We can use the function we created above to plot the results

In [None]:
plot_best_fit(x, y, lin_reg.slope, lin_reg.intercept)

## Using numpy Least Squares function

If we wanted to solve a least-squares regression more optimally using only `numpy`, we can use linear algebra and a tool available in `numpy` already. The `numpy` library has a linear algebra submodule and in there is a least-square solution: `numpy.linalg.lstsq`, see [the help page](https://numpy.org/doc/stable/reference/generated/numpy.linalg.lstsq.html) for their own example.

The result of `np.linalg.lstsq` provides a few useful parameters for the data given, such as the solution itself (slope and intercept) along with average of the squared residuals, matrix rank, etc.
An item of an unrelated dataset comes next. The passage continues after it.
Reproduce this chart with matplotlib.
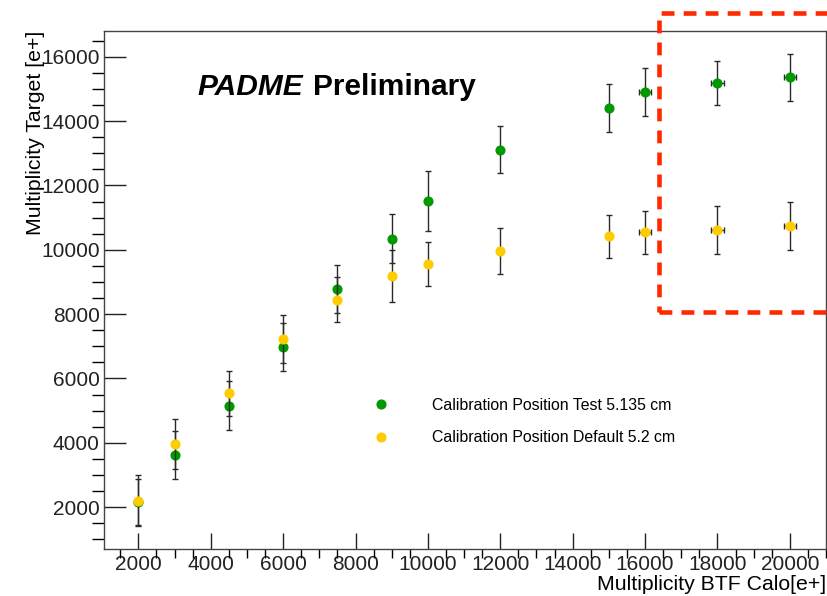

Really, we're interested in the first things it returns, the solution (i.e. slope, intercept).

In [None]:
A = np.array([x, np.ones(len(x))]).T # T is shortcut for "transpose()"
lstsq_out = np.linalg.lstsq(A, y, rcond=None) # Finding the least-squares solution to Ax = y

slope, intercept = lstsq_out[0]
print(f"slope = {slope}, intercept = {intercept}")
print(f"sum of residuals, squared (or SSE): {lstsq_out[1]}")
print(f"matrix rank = {lstsq_out[2]}")
print(f"singular values of input (A): {lstsq_out[3]}")

Again, we can plot our results, as we saw before.

In [None]:
plot_best_fit(x,y, slope, intercept)

## Using statsmodel to tell us everything in the universe

The [statsmodel](https://www.statsmodels.org/stable/) is a swiss army knife for creating and observing statistical models. In a few lines of codes, you can be handed a table of statistical summaries. It can be seen as a merger between the worlds of R and python, and functions primarily with `pandas.DataFrame` objects, similar to R's data frames.

Below we'll run an Oridinary Least Squares regression model on the data, see a table printing a summary on multiple statistics.

In [None]:
from statsmodels.formula.api import ols # Oridinary Least Squares regression
from statsmodels.stats.api import anova_lm # For ANOVA least squares
from pandas import DataFrame

xy_df = DataFrame(data=xy, columns=["height", "weight"]) # statsmodels lives in the world of data frames
ols_fit_results = ols(formula="height ~ weight", data=xy_df).fit()

print(ols_fit_results.summary())